Arguably indeed, one of the tragedies is that our children have lost the right to live and work in 27 countries.
Here are some thoughts shared with us by mothers on how they are feeling about it all:
Our columnist Caitlin Hayward writes:“Just explained to three year old Bud that a bad thing happened yesterday; our country decided to leave its group of friends that takes care of each other. Our country has decided to be by itself. Is that a good thing? Bud said ‘no, we’ll have no friends then’…”
Galia Orme, founder, CHOC Chick: “The UK’s decision to leave the European Union is a blow for business – and for small businesses in particular. It’s a blow for the freedom of movement of goods and people. In the short term, we’ve lost the value of our currency, costs have increased dramatically and trade opportunities have been reduced. In the long term, the time it’ll take to renegotiate trade deals and re-establish relationships internationally will see this instability continue. This will affect our ability to import our materials and export our products. This decision risks further erosion of human rights and the dignity of our fellow men and women as we close our borders and become entrenched in our own political issues. Optimism is the only way forward, so I’m determined to continue to strive for fairness in trade and in all dealings with others in this world.”
Mumpreneur and jewellery designer Theodora Gould: “We are a democracy, the majority have voted to leave, that’s just the way it is. Calling people names and claiming they are idiots for voting to leave does nothing but spread hatred. Things are going to change, no one knows if it’s for the best or not, but one thing I’m sure of is that we are better off if we’re nice to each other.”
Victoria Brook, Founder of E-Bop.tv – the first online preschool channel with a daily viewing limit and 100% British content:
“A real concern for our little people. Is this now going to change our culture, our values and opportunities for growth and security. Younger people have given a strong voice to stay in Europe yet we find ourselves out, markets plummeting and without a prime minister. Our preschoolers have an uncertain future ahead of them. I guess we have to do the “British” broad shoulders approach and make the very best of what we now have and prepare ourselves what lies ahead. If ever there was a time to consider politics I think it would be now!”
Sara Keel, Founder of Babycup – little cups for little people to encourage healthy open cup sipping. “From a social perspective, I am disappointed with the result because I feel we should work with the bigger union and make it better than have a tantrum and storm out of the party. For my children and their children, we want to build bridges, not walls. On a business level, it’s a huge blow and as a small but growing brand, international trade is extremely important to us and the trade agreements that support EU export is vital. It is so uncertain right now as to how that will unfold and even if we have our own direct trade agreements in the futurist there could be a very unstable time between those becoming finalised. Every day of instability for a small business can have devastating effects. As business, Babycup is very strong and we will deal with the situation, but we would rather be dealing with bridges, not walls..”

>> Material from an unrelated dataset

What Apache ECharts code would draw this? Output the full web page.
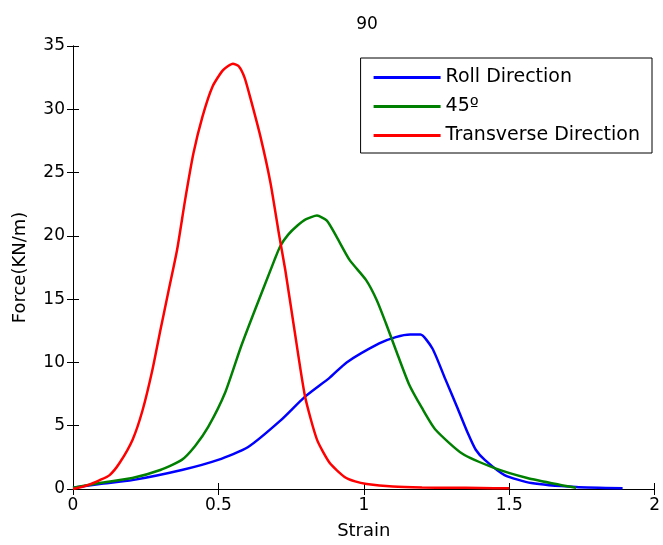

Sinead Murphy, Co-Founder of Shnuggle Clever Baby Products.
“As a Mum and Business woman working closely with businesses across Europe I am shocked by the result. I don’t know what Brexit looks like and that is scary. It feels as though a vote has been won for something we do not understand. I am frightened for my children’s future. I tried to explain what happened to them on the way to school but they’re a little young to understand. I’m sure they’ll learn about it in their history books. All we can do is wait and watch and make the best of whatever happens. Cost of living, house prices, job creation….It’s out of our hands now.”